В «Монологе в лесу» волк уже осуществил свое желание — вывернул себе шею с помощью чудовищного станка, — рассорился не только с медведем, но и с прочим лесным зверьем, и рассказывает о своем житье-бытье в каменной избушке. Он «очеловечился» — ходит в коленкоровой рубахе и «больших невиданных» штанах. Он — ученый-экспериментатор, колдун-самоучка:

Я открыл множество законов.
Если растенье посадить в банку
И в трубочку железную подуть —
Животным воздухом наполнится растенье,
Появятся на нем головка, ручки, ножки,
А листики отсохнут навсегда.
Благодаря моей душевной силе
Я из растенья воспитал собачку —
Она теперь, как матушка, поет.
Из одной березы
Задумал сделать я верблюда,
Да воздуху в груди, как видно, не хватило:
Головка выросла, а туловища нет.
Загадки страшные природы
Повсюду в воздухе висят.
Бывало, их, того гляди, поймаешь,
Весь напружинишься, глаза нальются кровью,
Шерсть дыбом встанет, напрягутся жилы,
Но миг пройдет — и снова как дурак.
Приятно жить счастливому растенью —
Оно на воздухе играет, как дитя.
А мы ногой безумной оторвались,
Бежим туда-сюда,
А счастья нет как нет…

Если в первой части волк все еще находится под властью своей звериной сути (заметим, его добычей оказалось не какое иное животное, а «друг человека» собака), то теперь читает книги и имеет «частые с природой разговоры». Правда, не для того, чтобы стать ей равноправным собеседником, а затем, чтобы преобразовать, разгадав ее «загадки страшные». В речах Безумного волка поровну самовосхваления и самоиронии.
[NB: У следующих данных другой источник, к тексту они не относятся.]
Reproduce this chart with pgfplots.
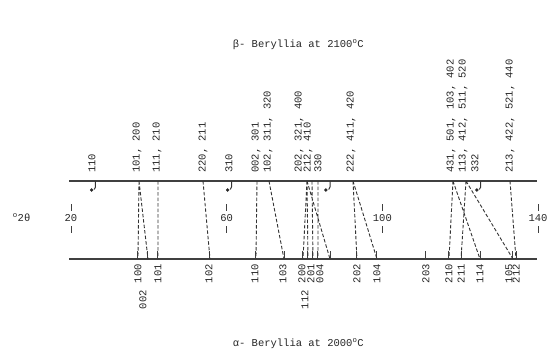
\documentclass[border=0pt]{standalone}
\usepackage{pgfplots}
\pgfplotsset{compat=1.18}
\usepackage{fontspec}
\setmainfont{Liberation Mono}
\begin{document}
\begin{tikzpicture}[font=\fontsize{10.5}{12}\selectfont,
  lab/.style={inner sep=0pt, text=black!85},
  tl/.style={lab, rotate=90, anchor=west},
  bl/.style={lab, rotate=90, anchor=east}]
\begin{axis}[width=549pt,height=357pt,scale only axis,
  xmin=1.757,xmax=142.82,ymin=0,ymax=357,y dir=reverse,
  axis lines=none, clip=false, unbounded coords=jump]
\path (rel axis cs:0,0) rectangle (rel axis cs:1,1);
% main lines
\addplot[black!75, line width=1.3pt] coordinates {(19.49,181) (139.73,181)};
\addplot[black!75, line width=1.3pt] coordinates {(19.49,259) (139.73,259)};
% bottom ticks
\addplot[black!75, line width=1pt] coordinates {
(37.21,251) (37.21,259) (37.21,inf)
(39.78,251) (39.78,259) (39.78,inf)
(42.35,251) (42.35,259) (42.35,inf)
(55.71,251) (55.71,259) (55.71,inf)
(67.53,251) (67.53,259) (67.53,inf)
(74.73,251) (74.73,259) (74.73,inf)
(79.61,251) (79.61,259) (79.61,inf)
(80.89,251) (80.89,259) (80.89,inf)
(82.18,251) (82.18,259) (82.18,inf)
(83.46,251) (83.46,259) (83.46,inf)
(86.55,251) (86.55,259) (86.55,inf)
(93.48,251) (93.48,259) (93.48,inf)
(98.62,251) (98.62,259) (98.62,inf)
(111.21,251) (111.21,259) (111.21,inf)
(117.12,251) (117.12,259) (117.12,inf)
(120.21,251) (120.21,259) (120.21,inf)
(125.09,251) (125.09,259) (125.09,inf)
(133.56,251) (133.56,259) (133.56,inf)
(134.34,251) (134.34,259)};
% dashed connectors beta -> alpha
\addplot[black!80, line width=0.9pt, dash pattern=on 3.5pt off 2pt] coordinates {
(37.47,181) (37.21,259) (nan,inf)
(37.47,181) (39.78,259) (nan,inf)
(42.35,181) (42.35,259) (nan,inf)
(53.92,181) (55.71,259) (nan,inf)
(67.79,181) (67.53,259) (nan,inf)
(70.87,181) (74.73,259) (nan,inf)
(80.64,181) (79.61,259) (nan,inf)
(80.64,181) (80.89,259) (nan,inf)
(81.92,181) (82.18,259) (nan,inf)
(83.46,181) (83.46,259) (nan,inf)
(80.64,181) (86.55,259) (nan,inf)
(92.46,181) (93.48,259) (nan,inf)
(92.46,181) (98.62,259) (nan,inf)
(118.15,181) (117.12,259) (nan,inf)
(118.15,181) (125.09,259) (nan,inf)
(121.49,181) (120.21,259) (nan,inf)
(121.49,181) (133.56,259) (nan,inf)
(132.80,181) (134.34,259)};
% hooks (unobserved lines)
\addplot[black!80, line width=1pt] coordinates {
(26.29,181) (26.29,187) (25.95,189.5) (nan,inf)
(61.24,181) (61.24,187) (60.90,189.5) (nan,inf)
(86.55,181) (86.55,187) (86.21,189.5) (nan,inf)
(125.27,181) (125.27,187) (124.93,189.5)};
\addplot[only marks, mark=*, mark size=1.5pt, black!85] coordinates {
(25.30,190) (60.25,190) (85.51,190) (124.28,190)};
% 2theta scale
\addplot[black!75, line width=0.8pt] coordinates {
(20,204) (20,211) (nan,inf) (20,226) (20,233) (nan,inf)
(60,204) (60,211) (nan,inf) (60,226) (60,233) (nan,inf)
(100,204) (100,211) (nan,inf) (100,226) (100,233) (nan,inf)
(140,204) (140,211) (nan,inf) (140,226) (140,233)};
\node[lab] at (axis cs:20,218.5) {20};
\node[lab] at (axis cs:60,218.5) {60};
\node[lab] at (axis cs:100,218.5) {100};
\node[lab] at (axis cs:140,218.5) {140};
\node[lab] at (axis cs:7.3,218) {\textsuperscript{o}2θ};
% titles
\node[lab] at (axis cs:78.4,45) {β- Beryllia at 2100\textsuperscript{o}C};
\node[lab] at (axis cs:78.4,344) {α- Beryllia at 2000\textsuperscript{o}C};
% beta labels
\node[tl] at (axis cs:25.40,173) {110};
\node[tl] at (axis cs:36.96,173) {101, 200};
\node[tl] at (axis cs:42.10,173) {111, 210};
\node[tl] at (axis cs:53.92,173) {220, 211};
\node[tl] at (axis cs:60.60,173) {310};
\node[tl] at (axis cs:67.53,173) {002, 301};
\node[tl] at (axis cs:70.62,173) {102, 311, 320};
\node[tl] at (axis cs:78.58,173) {202, 321, 400};
\node[tl] at (axis cs:80.89,173) {212, 410};
\node[tl] at (axis cs:83.46,173) {330};
\node[tl] at (axis cs:91.94,173) {222, 411, 420};
\node[tl] at (axis cs:117.64,173) {431, 501, 103, 402};
\node[tl] at (axis cs:120.72,173) {113, 412, 511, 520};
\node[tl] at (axis cs:123.80,173) {332};
\node[tl] at (axis cs:132.80,173) {213, 422, 521, 440};
% alpha labels
\node[bl] at (axis cs:37.21,264) {100};
\node[bl] at (axis cs:38.50,290) {002};
\node[bl] at (axis cs:42.35,264) {101};
\node[bl] at (axis cs:55.46,264) {102};
\node[bl] at (axis cs:67.28,264) {110};
\node[bl] at (axis cs:74.47,264) {103};
\node[bl] at (axis cs:79.35,264) {200};
\node[bl] at (axis cs:80.12,290) {112};
\node[bl] at (axis cs:81.66,264) {201};
\node[bl] at (axis cs:83.98,264) {004};
\node[bl] at (axis cs:93.48,264) {202};
\node[bl] at (axis cs:98.62,264) {104};
\node[bl] at (axis cs:111.21,264) {203};
\node[bl] at (axis cs:117.12,264) {210};
\node[bl] at (axis cs:120.21,264) {211};
\node[bl] at (axis cs:125.09,264) {114};
\node[bl] at (axis cs:132.54,264) {105};
\node[bl] at (axis cs:134.34,264) {212};
\end{axis}
\end{tikzpicture}
\end{document}
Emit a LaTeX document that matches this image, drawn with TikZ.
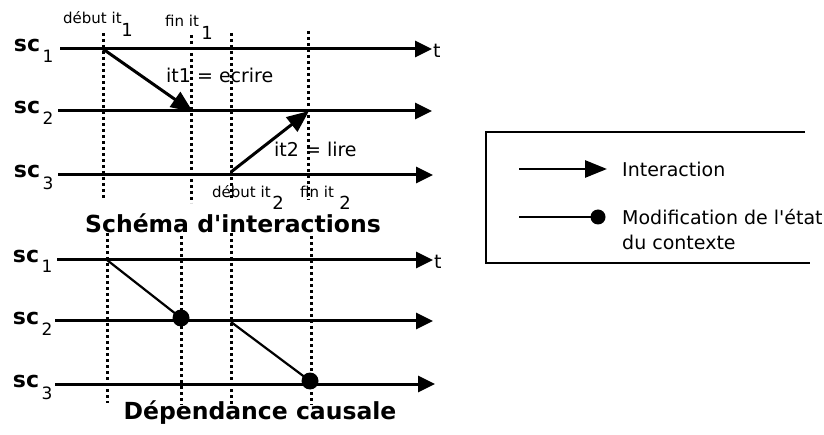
\documentclass[tikz,border=0pt]{standalone}
\usepackage{fontspec}
\setmainfont{DejaVu Sans}
\usetikzlibrary{arrows.meta}
\begin{document}
\begin{tikzpicture}[x=1pt,y=-1pt,
  axis/.style={line width=3pt,-{Triangle[length=17pt,width=16pt]}},
  inter/.style={line width=3pt,-{Triangle[length=22pt,width=18pt]}},
  causal/.style={line width=2.2pt},
  dotline/.style={line width=3pt,dash pattern=on 3pt off 3pt},
  dotmark/.style={circle,fill=black,inner sep=0pt,minimum size=17pt},
  sclab/.style={font=\fontsize{22}{22}\selectfont\bfseries,inner sep=0pt},
  subs/.style={font=\fontsize{17}{17}\selectfont,inner sep=0pt},
  itsub/.style={font=\fontsize{18}{18}\selectfont,inner sep=0pt},
  smalltxt/.style={font=\fontsize{15}{15}\selectfont,inner sep=0pt,anchor=west},
  lab/.style={font=\fontsize{19}{19}\selectfont,inner sep=0pt,anchor=west},
  title/.style={font=\fontsize{23.5}{23.5}\selectfont\bfseries,inner sep=0pt}
]
\useasboundingbox (0,0) rectangle (824,435);

% ---------- top: Schema d'interactions ----------
\node[sclab] (s1) at (27,45) {sc}; \node[subs] (s1i) at (48,56) {1};
\node[sclab] (s2) at (27,107) {sc}; \node[subs] (s2i) at (48,118) {2};
\node[sclab] (s3) at (27,171) {sc}; \node[subs] (s3i) at (48,183) {3};

\coordinate (a1s) at (60,49);  \coordinate (a1e) at (432,49);
\coordinate (a2s) at (58,111); \coordinate (a2e) at (432,111);
\coordinate (a3s) at (58,175); \coordinate (a3e) at (433,175);

\coordinate (v1t) at (103,33); \coordinate (v1b) at (103,199);
\coordinate (v2t) at (191,35); \coordinate (v2b) at (191,203);
\coordinate (v3t) at (231,33); \coordinate (v3b) at (231,200);
\coordinate (v4t) at (308,31); \coordinate (v4b) at (308,200);
\foreach \v in {1,2,3,4} \draw[dotline] (v\v t) -- (v\v b);

\draw[axis] (a1s) -- (a1e);
\draw[axis] (a2s) -- (a2e);
\draw[axis] (a3s) -- (a3e);
\node[lab] (t1) at (433,51) {t};

\coordinate (i1s) at (103,49); \coordinate (i1e) at (193,112);
\coordinate (i2s) at (231,172); \coordinate (i2e) at (309,111);
\draw[inter] (i1s) -- (i1e);
\draw[inter] (i2s) -- (i2e);

\node[lab] (l1) at (166,75) {it1 = ecrire};
\node[lab] (l2) at (274,149) {it2 = lire};

\node[smalltxt] (d1) at (63,18) {début it}; \node[itsub] (d1i) at (127,30) {1};
\node[smalltxt] (f1) at (165,21) {fin it};  \node[itsub] (f1i) at (207,33) {1};
\node[smalltxt] (d2) at (212,192) {début it}; \node[itsub] (d2i) at (278,203) {2};
\node[smalltxt] (f2) at (300,192) {fin it};  \node[itsub] (f2i) at (345,203) {2};

\node[title] (T1) at (233,223) {Schéma d\textquotesingle interactions};

% ---------- bottom: Dependance causale ----------
\node[sclab] (r1) at (26,256) {sc}; \node[subs] (r1i) at (47,266) {1};
\node[sclab] (r2) at (26,318) {sc}; \node[subs] (r2i) at (47,329) {2};
\node[sclab] (r3) at (26,381) {sc}; \node[subs] (r3i) at (47,393) {3};

\coordinate (b1s) at (57,260);  \coordinate (b1e) at (433,260);
\coordinate (b2s) at (55,321);  \coordinate (b2e) at (433,321);
\coordinate (b3s) at (55,384);  \coordinate (b3e) at (435,384);

\coordinate (w1t) at (107,233); \coordinate (w1b) at (107,403);
\coordinate (w2t) at (181,236); \coordinate (w2b) at (181,405);
\coordinate (w3t) at (231,233); \coordinate (w3b) at (231,404);
\coordinate (w4t) at (311,236); \coordinate (w4b) at (311,405);
\foreach \v in {1,2,3,4} \draw[dotline] (w\v t) -- (w\v b);

\draw[axis] (b1s) -- (b1e);
\draw[axis] (b2s) -- (b2e);
\draw[axis] (b3s) -- (b3e);
\node[lab] (t2) at (434,262) {t};

\node[dotmark] (m1) at (181,318) {};
\node[dotmark] (m2) at (310,381) {};
\coordinate (c1s) at (107,260);
\coordinate (c2s) at (231,322);
\draw[causal] (c1s) -- (m1.center);
\draw[causal] (c2s) -- (m2.center);

\node[title] (T2) at (260,413) {Dépendance causale};

% ---------- legend ----------
\coordinate (gA) at (805,132); \coordinate (gB) at (486,132);
\coordinate (gC) at (486,263); \coordinate (gD) at (810,263);
\draw[line width=2.5pt] (gA) -- (gB) -- (gC) -- (gD);

\coordinate (e1s) at (519,169); \coordinate (e1e) at (607,169);
\draw[line width=2.8pt,-{Triangle[length=22pt,width=17pt]}] (e1s) -- (e1e);
\node[lab] (e1t) at (622,169) {Interaction};

\coordinate (e2s) at (519,217);
\node[dotmark,minimum size=15pt] (e2d) at (598,217) {};
\draw[line width=2.8pt] (e2s) -- (e2d.center);
\node[lab] (e2t) at (622,217) {Modification de l\textquotesingle état};
\node[lab] (e3t) at (622,242) {du contexte};
\end{tikzpicture}
\end{document}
Вершина его жертвенного пути, главный опыт над природой и над самим собой — полет над лесом.

Я понимаю атмосферу!
Все брюхо воздухом надуется, как шар.
Давленье рук пространству не уступит,
Усилье воли воздух победит.
Ничтожный зверь, червяк в звериной шкуре,
Лесной босяк в дурацком колпаке,
Я — царь земли! Я — гладиатор духа!
Я — Гарпагон, подъятый в небеса!
Я ухожу. Березы, до свиданья.
Я жил как бог и не видал страданья…
вернуться

403

Аллюзия (франц. allusion — «намек») — художественный прием, который заключается в сознательном намеке на известное литературное произведение, литературный или исторический факт. Аллюзия всегда шире конкретной фразы, цитаты, того узкого контекста, в который она заключена, и, как правило, заставляет соотнести цитирующее и цитируемое произведения в целом, обнаружить их общую направленность или полемичность. — Прим. ред.